- [The exercise] Find how many lines hold the word "React" and give that number only.

- [Figure scripts]
□ □ □ □ □ □ □

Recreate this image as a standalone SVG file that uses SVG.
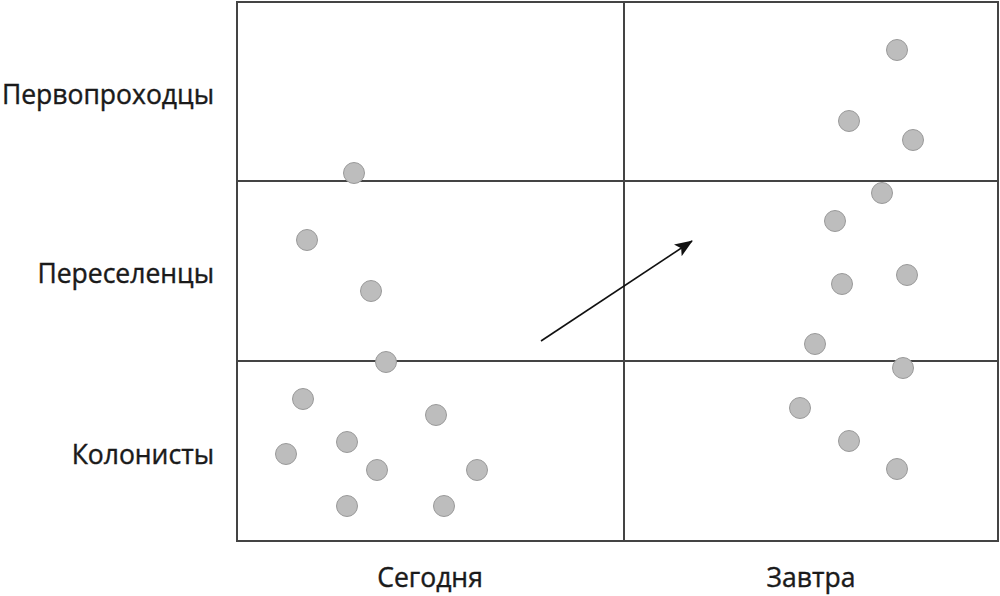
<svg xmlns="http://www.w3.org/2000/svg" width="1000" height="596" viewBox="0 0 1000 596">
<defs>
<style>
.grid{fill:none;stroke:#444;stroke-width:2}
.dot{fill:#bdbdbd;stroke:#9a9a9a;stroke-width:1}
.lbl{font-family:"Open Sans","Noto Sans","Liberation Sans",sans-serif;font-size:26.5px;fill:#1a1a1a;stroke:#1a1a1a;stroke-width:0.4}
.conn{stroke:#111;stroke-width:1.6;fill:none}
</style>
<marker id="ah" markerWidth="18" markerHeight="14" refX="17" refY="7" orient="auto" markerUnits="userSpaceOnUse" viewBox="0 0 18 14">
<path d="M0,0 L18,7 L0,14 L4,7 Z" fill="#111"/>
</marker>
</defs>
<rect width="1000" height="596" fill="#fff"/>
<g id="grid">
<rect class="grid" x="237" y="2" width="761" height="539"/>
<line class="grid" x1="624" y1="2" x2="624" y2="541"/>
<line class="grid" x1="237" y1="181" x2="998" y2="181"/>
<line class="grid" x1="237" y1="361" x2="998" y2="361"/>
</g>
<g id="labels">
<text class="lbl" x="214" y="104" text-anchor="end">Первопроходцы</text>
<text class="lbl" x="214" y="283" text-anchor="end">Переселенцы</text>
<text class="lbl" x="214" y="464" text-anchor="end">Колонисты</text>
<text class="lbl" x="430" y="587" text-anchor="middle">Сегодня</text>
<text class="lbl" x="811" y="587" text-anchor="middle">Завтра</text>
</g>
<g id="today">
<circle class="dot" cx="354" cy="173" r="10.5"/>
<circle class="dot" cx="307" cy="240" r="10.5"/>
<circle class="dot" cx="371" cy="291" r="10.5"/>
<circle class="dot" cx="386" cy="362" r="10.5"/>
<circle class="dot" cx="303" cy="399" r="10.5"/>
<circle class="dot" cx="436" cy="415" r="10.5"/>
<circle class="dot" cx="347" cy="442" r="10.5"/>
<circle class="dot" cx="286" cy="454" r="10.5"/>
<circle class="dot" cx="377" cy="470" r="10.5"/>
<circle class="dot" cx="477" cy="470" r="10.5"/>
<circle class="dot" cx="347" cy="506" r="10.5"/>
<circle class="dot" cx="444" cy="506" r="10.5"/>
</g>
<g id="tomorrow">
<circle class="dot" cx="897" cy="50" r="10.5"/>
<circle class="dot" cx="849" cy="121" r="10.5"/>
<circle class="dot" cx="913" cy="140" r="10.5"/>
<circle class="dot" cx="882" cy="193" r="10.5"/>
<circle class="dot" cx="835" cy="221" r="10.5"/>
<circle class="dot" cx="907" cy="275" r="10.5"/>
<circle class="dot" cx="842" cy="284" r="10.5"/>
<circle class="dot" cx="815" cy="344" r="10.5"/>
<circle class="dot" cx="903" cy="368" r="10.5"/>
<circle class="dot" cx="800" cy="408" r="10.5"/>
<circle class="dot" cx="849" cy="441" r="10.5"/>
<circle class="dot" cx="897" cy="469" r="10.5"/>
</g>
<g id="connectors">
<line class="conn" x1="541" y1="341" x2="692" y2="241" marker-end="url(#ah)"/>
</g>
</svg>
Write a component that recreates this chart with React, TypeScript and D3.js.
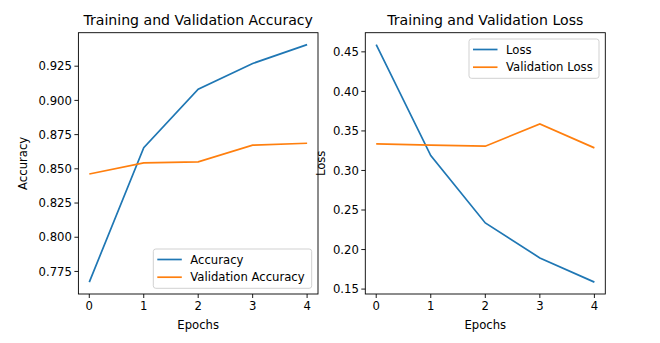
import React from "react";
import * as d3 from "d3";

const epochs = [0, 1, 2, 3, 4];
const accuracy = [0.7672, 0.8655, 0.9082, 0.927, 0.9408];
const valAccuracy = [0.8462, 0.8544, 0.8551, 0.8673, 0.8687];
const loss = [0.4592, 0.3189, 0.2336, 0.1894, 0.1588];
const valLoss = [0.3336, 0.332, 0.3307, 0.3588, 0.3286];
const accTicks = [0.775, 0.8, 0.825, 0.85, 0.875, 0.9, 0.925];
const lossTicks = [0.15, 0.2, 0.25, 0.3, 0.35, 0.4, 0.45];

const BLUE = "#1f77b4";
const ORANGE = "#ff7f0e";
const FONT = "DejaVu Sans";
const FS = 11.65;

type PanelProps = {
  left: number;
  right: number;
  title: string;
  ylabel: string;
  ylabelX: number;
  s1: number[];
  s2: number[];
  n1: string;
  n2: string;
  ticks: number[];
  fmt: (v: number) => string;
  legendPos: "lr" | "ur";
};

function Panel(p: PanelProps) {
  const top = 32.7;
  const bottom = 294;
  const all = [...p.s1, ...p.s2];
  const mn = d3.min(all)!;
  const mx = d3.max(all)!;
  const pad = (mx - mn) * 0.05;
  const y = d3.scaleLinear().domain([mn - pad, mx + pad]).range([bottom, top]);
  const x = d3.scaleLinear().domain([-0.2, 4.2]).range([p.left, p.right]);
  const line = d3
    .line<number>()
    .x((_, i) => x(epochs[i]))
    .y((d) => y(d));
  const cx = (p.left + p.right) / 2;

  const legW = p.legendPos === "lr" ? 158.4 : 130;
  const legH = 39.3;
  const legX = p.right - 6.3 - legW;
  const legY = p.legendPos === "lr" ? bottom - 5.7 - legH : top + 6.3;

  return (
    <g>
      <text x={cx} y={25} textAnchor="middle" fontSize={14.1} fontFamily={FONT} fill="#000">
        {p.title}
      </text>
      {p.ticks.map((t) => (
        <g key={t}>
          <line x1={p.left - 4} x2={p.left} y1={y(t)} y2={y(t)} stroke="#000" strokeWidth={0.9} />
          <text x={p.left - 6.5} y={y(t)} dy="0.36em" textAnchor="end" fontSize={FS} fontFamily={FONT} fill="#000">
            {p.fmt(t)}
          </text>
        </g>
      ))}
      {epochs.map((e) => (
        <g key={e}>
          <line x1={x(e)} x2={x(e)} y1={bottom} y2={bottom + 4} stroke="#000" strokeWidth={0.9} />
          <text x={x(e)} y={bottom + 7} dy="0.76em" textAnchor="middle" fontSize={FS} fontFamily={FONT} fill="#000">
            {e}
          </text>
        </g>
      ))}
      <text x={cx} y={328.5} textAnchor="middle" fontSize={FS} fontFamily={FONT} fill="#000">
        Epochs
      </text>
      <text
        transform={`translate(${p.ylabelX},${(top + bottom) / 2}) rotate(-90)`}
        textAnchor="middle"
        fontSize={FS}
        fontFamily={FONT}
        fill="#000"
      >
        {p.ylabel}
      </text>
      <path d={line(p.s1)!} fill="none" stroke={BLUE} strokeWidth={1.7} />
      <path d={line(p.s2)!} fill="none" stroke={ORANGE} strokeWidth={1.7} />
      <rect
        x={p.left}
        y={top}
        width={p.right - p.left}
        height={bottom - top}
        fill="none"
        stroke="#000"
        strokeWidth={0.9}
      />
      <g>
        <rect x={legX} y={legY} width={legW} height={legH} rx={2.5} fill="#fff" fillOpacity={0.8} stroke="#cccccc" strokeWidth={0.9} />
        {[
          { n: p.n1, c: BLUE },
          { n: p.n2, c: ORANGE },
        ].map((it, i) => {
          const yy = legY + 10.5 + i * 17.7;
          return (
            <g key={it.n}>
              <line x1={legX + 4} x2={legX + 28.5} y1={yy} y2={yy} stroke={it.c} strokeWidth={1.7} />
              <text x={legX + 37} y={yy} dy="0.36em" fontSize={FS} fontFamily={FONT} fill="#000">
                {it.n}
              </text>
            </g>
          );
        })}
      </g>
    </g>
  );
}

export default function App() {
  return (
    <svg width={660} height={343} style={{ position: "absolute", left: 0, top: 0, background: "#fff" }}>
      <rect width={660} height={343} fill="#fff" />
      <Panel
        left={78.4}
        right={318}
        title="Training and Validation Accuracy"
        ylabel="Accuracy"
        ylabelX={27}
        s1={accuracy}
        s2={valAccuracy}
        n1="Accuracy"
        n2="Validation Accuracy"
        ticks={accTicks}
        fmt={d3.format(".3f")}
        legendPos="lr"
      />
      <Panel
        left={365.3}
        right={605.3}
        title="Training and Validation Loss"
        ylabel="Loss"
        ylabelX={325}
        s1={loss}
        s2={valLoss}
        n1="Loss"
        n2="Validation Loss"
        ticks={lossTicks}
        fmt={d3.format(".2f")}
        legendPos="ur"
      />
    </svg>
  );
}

□ □ □ □ □ □ □

- [Exercise solution] 2